The 457 visa, which the Queensland senator urged to abolish, was, however, ended in 2017 by the Malcolm Turnbull government. It was the most common visa for Australian or overseas employers to sponsor skilled overseas workers to work temporarily in the country for up to four years. The 457 visa was replaced by the Temporary Skill Shortage Visa, which is restricted to areas with critical skill shortages, and requires mandatory labor market testing before the visa application.

Anning also claimed that a majority of Australians want to reduce the number of Muslim immigrants entering the country, which turned out to another incorrect statement, the Sunday Morning Herald reported, citing the conclusion of a Monash University survey related to the attitudes to migration. “About 80 percent of Australians support a non-discriminatory immigration program. In 2017, just 15.8 percent of respondents said it should be possible to reject migrants based on their race or ethnicity. Although the survey found negative sentiment toward Muslims was ‘relatively high,’ the figure did not exceed 25 percent,” the survey found.

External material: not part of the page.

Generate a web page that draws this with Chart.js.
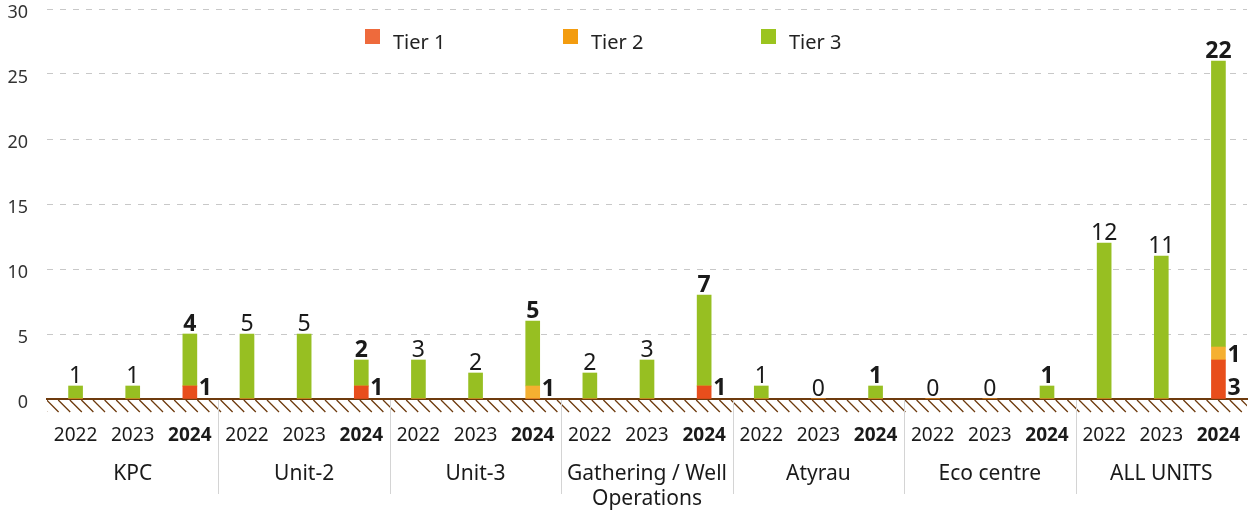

Trying to make his case strong against Muslim immigration, Anning called them responsible for committing a large number of crimes in the country.

“Muslims in New South Wales and Victoria are three times more likely than other groups to be convicted of crimes. We have black African Muslim gangs terrorizing Melbourne,” he said in his speech.

However, the SMH report said that both the NSW Bureau of Crime Statistics and Research and Victoria’s Crime Statistics Agency told Fairfax Media that “they did not possess or publish reliable data on the religious affiliation of criminals.”

Anning also called for a drastic reduction in the number of student visas in Australia, and said that international students should be sent back to their countries after the completion of their studies. Indian students form the second largest group of international students studying in Australia, after Chinese students.

Anning received widespread condemnation for calling for a “final solution” to the immigration issue, a phrase used in Nazi Germany for the extermination of Jewish people throughout Europe.

Prime Minister Turnbull called the speech “appalling” while Opposition leader Bill Shorten labelled it as “repugnant and disgraceful.”

Anning’s adviser Richard Mcgilvray resigned in protest shortly after the speech, saying he has no prior knowledge of the senator’s plan to refer to the “final solution.”

Later, when asked on the Today television show if he wanted to apologize for the comments, Anning said that his comments were taken out of context. He, however, stood firm on his statements that called for a cut on Muslim immigration.